Till we inspected the volumes before us, we had really no conception of the pass to which things have now come in so-called criticism. The writer sits in judgment on most of the authors who have, during recent years, been before the public. He passes sentence not merely on current novelists, poets, and essayists, but on some of our classics, and on books like the late Mr. Pater’s _Lectures on Plato and Platonism_ and Dr. Wharton’s edition of _Sappho_. To any acquaintance with the principles of criticism, to any conception of criticism in relation to principles, to any learning, to any scholarship, to any knowledge of the history of literature and of the masterpieces of literature, either in our own language or in other languages, he has not the smallest pretension. Nor does he allow this to be gathered simply from the work itself, where it is, needless to say, abundantly apparent, but with a _naïveté_ and impudence which are at once ludicrous and exasperating he glories in his ignorance. Literature and its interpretation are to him what the Bible and its interpretation were to the ranting sectaries of Dryden’s satire. In its explanation knowledge and learning were folly, nothing was needed but “grace.”
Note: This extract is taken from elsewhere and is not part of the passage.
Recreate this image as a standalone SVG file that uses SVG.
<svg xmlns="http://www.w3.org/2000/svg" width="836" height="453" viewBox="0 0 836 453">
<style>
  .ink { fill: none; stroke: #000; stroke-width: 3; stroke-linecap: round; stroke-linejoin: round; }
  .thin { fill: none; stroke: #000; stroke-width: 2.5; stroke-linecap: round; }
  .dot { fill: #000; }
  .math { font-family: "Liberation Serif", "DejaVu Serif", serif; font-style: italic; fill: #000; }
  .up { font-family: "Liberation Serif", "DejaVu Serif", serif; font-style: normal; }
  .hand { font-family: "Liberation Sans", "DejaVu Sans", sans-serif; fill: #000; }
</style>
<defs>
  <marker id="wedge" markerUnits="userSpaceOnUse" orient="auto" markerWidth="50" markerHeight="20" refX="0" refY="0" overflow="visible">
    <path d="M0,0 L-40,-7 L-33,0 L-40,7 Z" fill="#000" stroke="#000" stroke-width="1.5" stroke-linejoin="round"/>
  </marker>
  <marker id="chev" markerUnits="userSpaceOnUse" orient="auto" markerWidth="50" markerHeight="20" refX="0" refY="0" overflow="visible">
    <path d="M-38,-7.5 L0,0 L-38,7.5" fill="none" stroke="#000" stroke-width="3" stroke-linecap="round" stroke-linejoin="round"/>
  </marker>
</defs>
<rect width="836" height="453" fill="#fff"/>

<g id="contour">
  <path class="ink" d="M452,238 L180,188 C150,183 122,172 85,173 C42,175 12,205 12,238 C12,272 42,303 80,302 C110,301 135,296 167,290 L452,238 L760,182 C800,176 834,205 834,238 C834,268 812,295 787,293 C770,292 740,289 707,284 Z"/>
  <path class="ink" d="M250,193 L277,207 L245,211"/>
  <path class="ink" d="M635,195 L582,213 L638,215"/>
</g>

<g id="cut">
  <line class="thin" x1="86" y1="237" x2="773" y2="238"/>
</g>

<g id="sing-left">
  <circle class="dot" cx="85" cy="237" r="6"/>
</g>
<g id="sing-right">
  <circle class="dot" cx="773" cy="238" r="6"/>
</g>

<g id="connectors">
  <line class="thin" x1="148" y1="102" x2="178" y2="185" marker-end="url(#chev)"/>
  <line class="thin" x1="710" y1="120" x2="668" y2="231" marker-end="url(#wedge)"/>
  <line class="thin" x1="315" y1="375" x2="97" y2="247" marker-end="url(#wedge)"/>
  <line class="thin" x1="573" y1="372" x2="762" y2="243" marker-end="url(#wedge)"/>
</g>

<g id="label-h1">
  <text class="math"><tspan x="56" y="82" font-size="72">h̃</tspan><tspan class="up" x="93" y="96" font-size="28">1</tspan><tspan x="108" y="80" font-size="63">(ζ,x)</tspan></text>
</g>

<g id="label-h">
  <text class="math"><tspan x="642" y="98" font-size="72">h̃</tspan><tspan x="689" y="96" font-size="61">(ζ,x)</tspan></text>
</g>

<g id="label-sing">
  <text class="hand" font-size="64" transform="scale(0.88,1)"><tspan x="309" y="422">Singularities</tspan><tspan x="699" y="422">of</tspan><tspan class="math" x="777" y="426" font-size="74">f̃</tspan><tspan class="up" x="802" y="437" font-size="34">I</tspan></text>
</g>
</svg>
“No measure ta’en from knowledge, all from grace, Study and pains were now no more their care, Texts were explained by fasting and by prayer.”
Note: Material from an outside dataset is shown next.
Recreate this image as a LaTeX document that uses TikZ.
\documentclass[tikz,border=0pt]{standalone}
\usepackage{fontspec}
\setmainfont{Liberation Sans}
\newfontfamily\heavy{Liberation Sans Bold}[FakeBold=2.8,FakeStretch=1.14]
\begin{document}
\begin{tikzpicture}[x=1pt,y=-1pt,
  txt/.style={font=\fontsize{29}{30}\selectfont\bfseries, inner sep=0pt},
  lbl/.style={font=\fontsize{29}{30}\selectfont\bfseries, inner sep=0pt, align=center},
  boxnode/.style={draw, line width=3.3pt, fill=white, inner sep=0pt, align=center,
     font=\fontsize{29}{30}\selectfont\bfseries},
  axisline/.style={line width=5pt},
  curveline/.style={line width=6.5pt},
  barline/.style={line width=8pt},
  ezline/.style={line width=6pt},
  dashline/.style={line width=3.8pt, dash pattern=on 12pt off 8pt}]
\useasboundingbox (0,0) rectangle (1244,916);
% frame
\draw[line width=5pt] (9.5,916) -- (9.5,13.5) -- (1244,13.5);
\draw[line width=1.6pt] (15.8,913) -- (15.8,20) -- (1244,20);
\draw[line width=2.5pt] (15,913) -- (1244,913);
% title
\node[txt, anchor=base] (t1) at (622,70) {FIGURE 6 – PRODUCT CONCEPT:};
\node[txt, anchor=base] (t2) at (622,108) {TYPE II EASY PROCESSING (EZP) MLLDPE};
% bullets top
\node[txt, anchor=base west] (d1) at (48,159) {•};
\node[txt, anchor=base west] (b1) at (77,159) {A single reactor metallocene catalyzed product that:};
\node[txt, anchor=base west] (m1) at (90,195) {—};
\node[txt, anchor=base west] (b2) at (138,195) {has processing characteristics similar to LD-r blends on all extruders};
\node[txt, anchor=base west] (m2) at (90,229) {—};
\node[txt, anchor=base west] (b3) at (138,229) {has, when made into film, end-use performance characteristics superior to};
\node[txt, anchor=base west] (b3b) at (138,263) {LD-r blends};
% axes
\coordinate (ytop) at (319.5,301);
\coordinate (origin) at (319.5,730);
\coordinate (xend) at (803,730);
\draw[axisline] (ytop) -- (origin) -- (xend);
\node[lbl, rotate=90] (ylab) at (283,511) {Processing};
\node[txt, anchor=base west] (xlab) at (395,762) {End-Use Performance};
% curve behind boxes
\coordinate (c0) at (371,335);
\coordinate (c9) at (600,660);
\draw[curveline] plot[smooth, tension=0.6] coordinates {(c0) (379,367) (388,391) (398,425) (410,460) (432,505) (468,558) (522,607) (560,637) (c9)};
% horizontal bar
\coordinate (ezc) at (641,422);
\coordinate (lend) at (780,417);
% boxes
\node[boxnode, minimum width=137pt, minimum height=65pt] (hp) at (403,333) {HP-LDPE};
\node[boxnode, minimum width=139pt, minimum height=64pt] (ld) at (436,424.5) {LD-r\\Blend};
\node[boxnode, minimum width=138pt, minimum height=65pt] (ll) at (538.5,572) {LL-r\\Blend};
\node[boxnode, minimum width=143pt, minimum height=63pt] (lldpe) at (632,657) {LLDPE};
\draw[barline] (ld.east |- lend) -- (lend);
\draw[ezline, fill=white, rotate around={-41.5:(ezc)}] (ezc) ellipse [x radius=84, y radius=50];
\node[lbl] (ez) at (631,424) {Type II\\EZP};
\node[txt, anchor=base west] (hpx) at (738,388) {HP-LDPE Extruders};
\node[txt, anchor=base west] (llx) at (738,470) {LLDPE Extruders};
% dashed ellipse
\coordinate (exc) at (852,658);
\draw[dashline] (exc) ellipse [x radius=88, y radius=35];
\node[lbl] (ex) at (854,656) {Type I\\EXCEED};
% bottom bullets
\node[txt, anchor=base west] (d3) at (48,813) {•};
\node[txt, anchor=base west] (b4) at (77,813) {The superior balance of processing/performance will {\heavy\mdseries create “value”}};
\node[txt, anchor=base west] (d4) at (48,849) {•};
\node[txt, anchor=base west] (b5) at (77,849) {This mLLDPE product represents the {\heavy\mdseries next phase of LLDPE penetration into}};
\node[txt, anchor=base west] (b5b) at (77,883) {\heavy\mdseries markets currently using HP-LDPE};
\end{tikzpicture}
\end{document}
So to our critic knowledge and learning are of equal unimportance--nay, equally contemptible--and all that is needed to take the measure of Plato and Wordsworth is, in his own words, “the capacity for appreciation.” With this very slender outfit he sits down to the work of criticism, to enlighten the world _de omni scibili_ in literature, from the lyrics of _Sappho_, “the singer, a single petal of whose rose is more than the whole rose-garden of later women singers,” to “the statesmanlike reach and grasp” of Mr. E. Gosse’s essays.